Don't blame state regulators for the financial crisis; blame those who took power away from state regulators.
Don't blame state regulators for the financial crisis; blame those who took power away from state regulators.
That was the message today from the president of the North American Securities Administrators Association, who testified today to the Financial Crisis Inquiry Commission.
“Our presence did not contribute to the crisis. Rather, the fact that our regulatory and enforcement roles had been eroded was a significant factor in the severity of the financial meltdown,” Texas Securities Commissioner Denise Voigt Crawford said today in prepared testimony.
The FCIC heard testimony today from regulators on the causes of the financial crisis. The commission is to issue a report to Congress in December on what caused the financial meltdown.
Ms. Crawford urged Congress to return powers to state securities regulators which were stripped from them under the National Securities Markets Improvement Act of 1996. Specifically, she believes that state securities cops should be granted greater authority over private-placement offerings. The Texas regulator also blamed the legislation for an “oversight gap” of investment advisers. The act turned over regulation of advisers that manage more than $25 million to the Securities and Exchange Commission, which examines the firms infrequently.
Under financial-reform legislation being considered in Congress, state regulators would get jurisdiction over advisory firms managing less than $100 million, which would move about 4,000 advisory firms to state regulation.
Ms. Crawford was critical of the SEC and the Financial Industry Regulatory Authority Inc. “The naivete behind the view that markets are always self-correcting now seems apparent,” she said. “But clearly, reliance by the investing public on federal securities regulators, self-regulatory organizations and `gatekeepers' in the years preceding the crisis and in its midst to detect and prevent even the most egregious of frauds and deceit was equally naive.”

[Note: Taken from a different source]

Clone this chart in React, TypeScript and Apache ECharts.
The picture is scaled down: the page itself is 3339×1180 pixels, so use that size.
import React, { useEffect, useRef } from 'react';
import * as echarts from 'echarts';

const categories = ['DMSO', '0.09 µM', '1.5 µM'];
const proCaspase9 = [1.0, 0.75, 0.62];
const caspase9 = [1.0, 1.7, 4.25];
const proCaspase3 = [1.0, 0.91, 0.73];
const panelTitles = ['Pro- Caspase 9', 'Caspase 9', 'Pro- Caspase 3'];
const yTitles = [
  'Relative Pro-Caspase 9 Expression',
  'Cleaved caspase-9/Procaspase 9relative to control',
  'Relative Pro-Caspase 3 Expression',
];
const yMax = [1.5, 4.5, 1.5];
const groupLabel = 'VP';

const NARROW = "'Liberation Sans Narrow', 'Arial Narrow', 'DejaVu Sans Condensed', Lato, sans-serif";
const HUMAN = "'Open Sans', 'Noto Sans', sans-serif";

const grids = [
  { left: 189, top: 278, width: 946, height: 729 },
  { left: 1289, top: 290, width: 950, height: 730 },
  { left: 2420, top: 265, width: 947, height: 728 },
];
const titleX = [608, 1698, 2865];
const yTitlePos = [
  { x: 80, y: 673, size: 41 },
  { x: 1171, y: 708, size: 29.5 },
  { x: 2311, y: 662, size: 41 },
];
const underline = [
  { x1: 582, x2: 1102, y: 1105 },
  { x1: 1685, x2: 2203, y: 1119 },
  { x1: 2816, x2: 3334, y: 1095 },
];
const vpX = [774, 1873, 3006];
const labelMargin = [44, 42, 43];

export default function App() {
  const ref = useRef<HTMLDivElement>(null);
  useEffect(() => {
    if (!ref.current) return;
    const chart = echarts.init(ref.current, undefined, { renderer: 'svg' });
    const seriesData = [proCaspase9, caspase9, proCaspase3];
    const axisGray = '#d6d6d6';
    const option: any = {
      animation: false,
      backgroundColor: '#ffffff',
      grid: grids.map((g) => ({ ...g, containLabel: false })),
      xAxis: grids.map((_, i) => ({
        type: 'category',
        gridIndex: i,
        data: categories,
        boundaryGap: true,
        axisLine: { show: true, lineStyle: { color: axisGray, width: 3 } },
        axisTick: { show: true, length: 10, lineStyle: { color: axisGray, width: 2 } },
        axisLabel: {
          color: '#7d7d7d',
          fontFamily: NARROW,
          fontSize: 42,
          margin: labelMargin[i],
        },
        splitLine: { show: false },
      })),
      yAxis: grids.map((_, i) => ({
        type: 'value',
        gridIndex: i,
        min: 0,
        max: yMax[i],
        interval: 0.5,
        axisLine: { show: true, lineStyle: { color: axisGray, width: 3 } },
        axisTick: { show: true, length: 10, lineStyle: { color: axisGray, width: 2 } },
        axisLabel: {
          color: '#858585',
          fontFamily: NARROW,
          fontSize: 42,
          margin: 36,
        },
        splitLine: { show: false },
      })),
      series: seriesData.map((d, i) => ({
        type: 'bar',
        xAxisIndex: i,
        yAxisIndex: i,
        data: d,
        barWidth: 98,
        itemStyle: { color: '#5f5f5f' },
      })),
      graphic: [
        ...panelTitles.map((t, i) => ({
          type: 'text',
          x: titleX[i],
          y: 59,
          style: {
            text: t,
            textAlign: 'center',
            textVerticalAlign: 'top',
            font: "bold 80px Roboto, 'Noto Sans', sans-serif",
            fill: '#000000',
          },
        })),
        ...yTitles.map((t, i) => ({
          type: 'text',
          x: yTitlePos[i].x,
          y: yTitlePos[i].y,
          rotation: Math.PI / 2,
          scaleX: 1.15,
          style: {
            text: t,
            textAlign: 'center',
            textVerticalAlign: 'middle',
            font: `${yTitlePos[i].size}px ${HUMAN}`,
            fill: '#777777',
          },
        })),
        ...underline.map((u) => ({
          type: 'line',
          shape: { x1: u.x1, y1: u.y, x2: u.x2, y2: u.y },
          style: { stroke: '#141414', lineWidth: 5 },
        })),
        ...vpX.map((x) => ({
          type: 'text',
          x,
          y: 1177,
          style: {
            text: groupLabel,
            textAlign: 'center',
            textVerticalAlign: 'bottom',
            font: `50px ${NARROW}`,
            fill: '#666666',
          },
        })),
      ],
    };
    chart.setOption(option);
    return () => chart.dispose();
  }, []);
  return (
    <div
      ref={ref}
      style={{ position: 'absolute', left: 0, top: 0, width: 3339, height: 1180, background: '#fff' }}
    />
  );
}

The comments did not sit well with officials at Finra. “Finra has taken many steps in the wake of recent scandals to improve its fraud detection capabilities, including the creation of the Office of Fraud Detection and Market Intelligence, " Finra executive vice president Howard Schloss, said. " It would be nice if Mrs. Crawford would stop pointing fingers at other regulators, and be equally introspective about the performance of state regulators in the wake of the Madoff, Stanford and the dozens of other frauds that have happened in states all over the country.”
The SEC also weighed in on Ms. Crawford's comments to the panel. A spokesperson for the agency noted that "Chairman Schapiro provided the Commission with a detailed analysis of the underpinnings of the financial crisis and the comprehensive steps taken by the SEC since she became Chairman."
But Ms. Crawford claimed the SEC has failed to detect abuses and failed to take appropriate action despite “red flags” where similar conduct by a broker-dealer would invite SEC disciplinary action.
“Far from monitoring the securities markets and securities industry in order to detect and terminate abusive and illegal practices, the SEC was often prompted into action only after state regulators had unearthed them,” she said.
Ms. Crawford referred to cases brought against research analysts for conflicts of interest at major Wall Street firms in the early 2000s by then New York Attorney General Eliot L. Spitzer, as well as cases first brought by state regulators in 2008 involving the auction rate securities markets.
Ms. Crawford also called for restoring provisions of the Depression-era Glass-Steagall Act of 1933 that prohibited banks, brokerage firms and insurers from engaging in each other's business. “Since the repeal of Glass-Steagall through the enactment of the Gramm-Leach-Bliley Act of 1999, we have seen an excessive risk-taking culture emerge within institutions with federally insured deposits,” she said.